# G0755 Mill/drill and 3/8 cold rolled plate?



## negatronix (Nov 23, 2013)

Hi everyone! I am wondering how well the G0755 can cut 3/8 cold rolled plate steel. 

I have been looking at a few models.. G0704, 705, 755, and am looking for some input on a mill/drills ability to cut plate like this. 

I will be cutting quite a bit of the 3/8 CR plate, and 1/4" 4130 plate. How much better/faster will a 2hp cut vs. a 1hp machine?

Of course the pieces will be cut rough, however there are a few 3.5" diameter "holes" that I will need to cut without a rough cut, unless I can use a holesaw first.

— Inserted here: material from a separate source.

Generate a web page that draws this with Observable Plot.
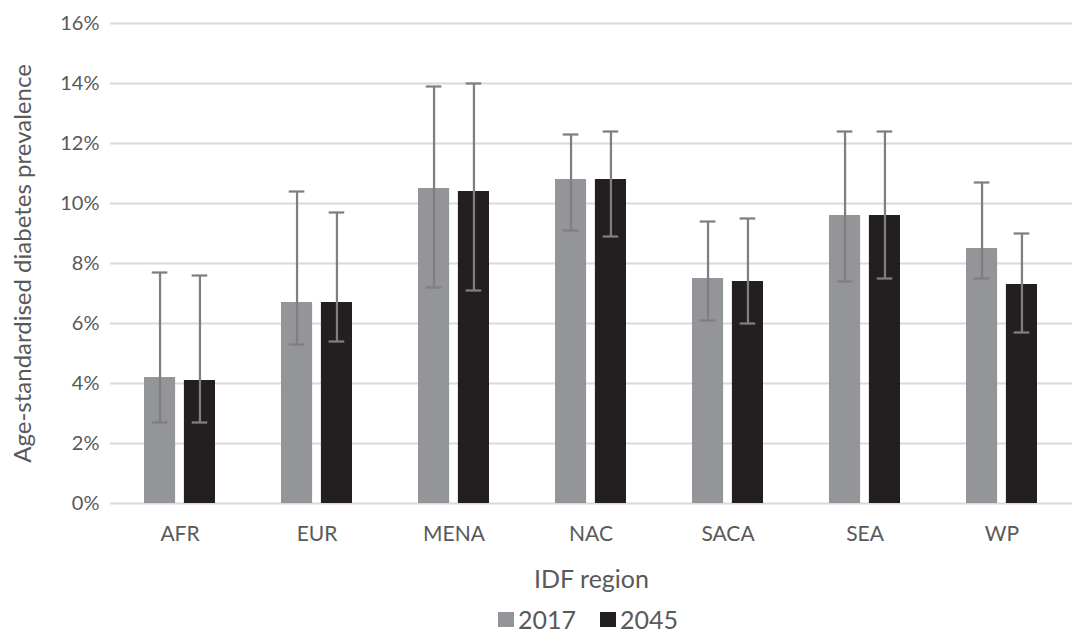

Any help or input would really be appreciated. I am new to machining, and am trying to figure out a whole lot that I don't quite understand yet.

I am on a fairly tight budget, so please keep that in mind. This is a starter machine, but it needs to be able to chew lots of 3/8 CR. 

Thanks,
-Kory


----------



## SEK_22Hornet (Nov 23, 2013)

I would suggest that you stay with the belt driven mill-drills for what you want to do - I have a G0704 and the plastic gear train will not stand up to a steady diet of the things you are wanting to to do. 

Just my 2 cents worth -

Dan (in Kansas)


----------



## dave2176 (Nov 24, 2013)

I've got the G0755 and it is a rock star. I've tackled 3/4" A36 plate without effort and it breezes through A2 tool steel, 4140, 1018....
I'd buy it again in a second.

Dave


----------



## wrmiller (Nov 24, 2013)

Or convert a 704 to a belt drive.

Bill


----------



## negatronix (Nov 25, 2013)

Thanks for the input folks. Are there metal gears available for the 704.. How much do they cost, if available? If the 704 had steel gears, would the single hp motor be sufficient for 3/8 CR?

I am really leaning towards the 755, especially since I will be milling steel the most of the time.

The price for the 755 is just right where I want to be Including the vise, and a basic setup of tooling to get working/learning.:banghead:


----------



## SEK_22Hornet (Nov 26, 2013)

I found at least one thread on the net where a guy replaced one set of gears with steel - he mentioned that he had to do a fair amount of machining on the gear blanks and that it was very noisy afterwards. That still left the main gears as plastic, so no I don't believe there is a source of all metal gears in a drop in kit for the G0704.  I have just about completed my own belt drive conversion of my G0704 but really have not put it to the test.  At this, point, I would not recommend a G0704 for what you are wanting to do with a mill.   Sounds like the G0755 would be better or one of the round column belt driven mill-drills like the G0705 / G1005 / G1006.


----------



## dave2176 (Nov 26, 2013)

I think the weight difference is worth something.  It adds rigidity and dampening for milling steel.  A lot of people are happy with the 704 but they invariably convert them to belt drive and many add a bigger motor and controller which increases the price tag of it. Uncrate the 755, plug it in and it is ready for hard work. You will be happy with it as long as you aren't expecting a 5,000 pound Bridgeport.

Dave


----------